Rainfall as the Monsoon crosses the Himalayas and the Tibetan Plateau

     As the monsoon wind comes to the  Himalayan Mountains and the Tibetan Plateau, of course it has to rise to get over them.  As winds rise over mountains, especially warm, moist winds, the water they contain condenses out as rain.  This is called orographic lifting precipitation.  But if you are on parts of the Tibetan Plateau underneath the warm, wet monsoon rising over the tallest mountains and the highest terrain in the world you don’t care what it is called - you just get very wet.  Some places under the Monsoon get up to 10,000 millimeters - 400 inches - of rain a year.  One inch of rain is a pretty strong rain.  400 inches is like a heavy rain every day of the year, except this falls in only four months.

     As the air of the monsoon descends north of the Tibetan Plateau, the opposite happens.  The air is compressed as air pressure increases, relative humidity falls and you get hot, dry winds.  The same winds that drench the mountains and parts of the plateau dry the Gobi and the Takla Makan deserts.  Takla Makan translates roughly to “go in and you won’t come out.”
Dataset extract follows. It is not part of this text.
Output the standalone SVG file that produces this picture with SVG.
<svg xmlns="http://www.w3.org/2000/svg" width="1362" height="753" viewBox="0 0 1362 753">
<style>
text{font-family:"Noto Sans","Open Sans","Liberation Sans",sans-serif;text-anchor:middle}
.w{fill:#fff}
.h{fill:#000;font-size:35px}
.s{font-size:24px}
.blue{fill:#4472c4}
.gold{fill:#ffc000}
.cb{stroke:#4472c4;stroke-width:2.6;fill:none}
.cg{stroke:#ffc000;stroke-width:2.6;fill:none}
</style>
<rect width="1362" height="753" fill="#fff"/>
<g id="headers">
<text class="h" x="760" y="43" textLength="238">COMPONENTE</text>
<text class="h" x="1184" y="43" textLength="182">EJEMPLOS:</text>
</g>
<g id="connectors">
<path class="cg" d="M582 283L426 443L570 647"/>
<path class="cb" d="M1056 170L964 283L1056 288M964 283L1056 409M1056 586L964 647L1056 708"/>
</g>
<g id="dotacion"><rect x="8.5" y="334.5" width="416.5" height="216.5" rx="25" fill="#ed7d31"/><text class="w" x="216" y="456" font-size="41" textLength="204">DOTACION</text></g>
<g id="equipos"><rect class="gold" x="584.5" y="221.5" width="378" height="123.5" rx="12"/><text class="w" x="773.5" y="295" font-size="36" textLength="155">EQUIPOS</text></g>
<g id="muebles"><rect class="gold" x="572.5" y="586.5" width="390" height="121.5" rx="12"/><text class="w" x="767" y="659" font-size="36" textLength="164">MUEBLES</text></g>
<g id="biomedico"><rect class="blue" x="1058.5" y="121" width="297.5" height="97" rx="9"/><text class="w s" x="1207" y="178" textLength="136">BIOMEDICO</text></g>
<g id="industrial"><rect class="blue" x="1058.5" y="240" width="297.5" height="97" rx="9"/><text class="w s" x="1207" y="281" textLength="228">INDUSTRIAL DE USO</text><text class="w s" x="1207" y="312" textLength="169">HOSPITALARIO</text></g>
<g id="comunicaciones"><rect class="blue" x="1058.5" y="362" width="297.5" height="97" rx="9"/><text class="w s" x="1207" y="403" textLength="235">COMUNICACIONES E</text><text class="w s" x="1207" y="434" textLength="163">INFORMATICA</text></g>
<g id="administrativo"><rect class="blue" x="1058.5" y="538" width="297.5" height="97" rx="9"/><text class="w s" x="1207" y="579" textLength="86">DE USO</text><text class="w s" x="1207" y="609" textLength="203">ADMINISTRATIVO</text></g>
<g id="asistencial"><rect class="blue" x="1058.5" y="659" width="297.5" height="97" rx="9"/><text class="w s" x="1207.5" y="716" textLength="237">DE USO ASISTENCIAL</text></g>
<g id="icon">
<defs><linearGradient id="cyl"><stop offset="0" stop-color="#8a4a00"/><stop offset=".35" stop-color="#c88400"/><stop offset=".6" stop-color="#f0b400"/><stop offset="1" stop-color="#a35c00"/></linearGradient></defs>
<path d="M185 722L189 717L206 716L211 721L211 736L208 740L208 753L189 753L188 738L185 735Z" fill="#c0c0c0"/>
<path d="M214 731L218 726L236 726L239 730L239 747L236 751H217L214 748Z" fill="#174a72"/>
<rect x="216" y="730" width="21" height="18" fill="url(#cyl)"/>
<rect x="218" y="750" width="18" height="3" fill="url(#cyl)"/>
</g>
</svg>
The Himalayas and the Tibetan Plateau

     The two largest rivers of China, the Yangtze and the Yellow (Huang He) Rivers also flow from the Tibetan Plateau across the coastal plain of China to the Sea.  Every year the rivers rise as they bring to the coastal plains some of the enormous amount of water that fell as rain from the Monsoon over a thousand miles away.  In some years the rivers rise over their banks and flood; sometimes these floods are huge.  The rivers bring more than water.  The Tibetan plateau is still rising and thus is still being eroded away by these rains.  The rivers are notably muddy (the Yellow River is named for its color) - full of sediment.  Much of the fertile Coastal Plain of China was built up by the sediment deposits from the floods of these rivers.
     The climate of the coastal plains is fairly sunny.   Sun, water and rich soil are what is needed to grow food - lots of food.  The rich soils with ample water due to the monsoon rains have allowed China to produce large crops and, over thousands of years to build up a very large population with a long, continuous history.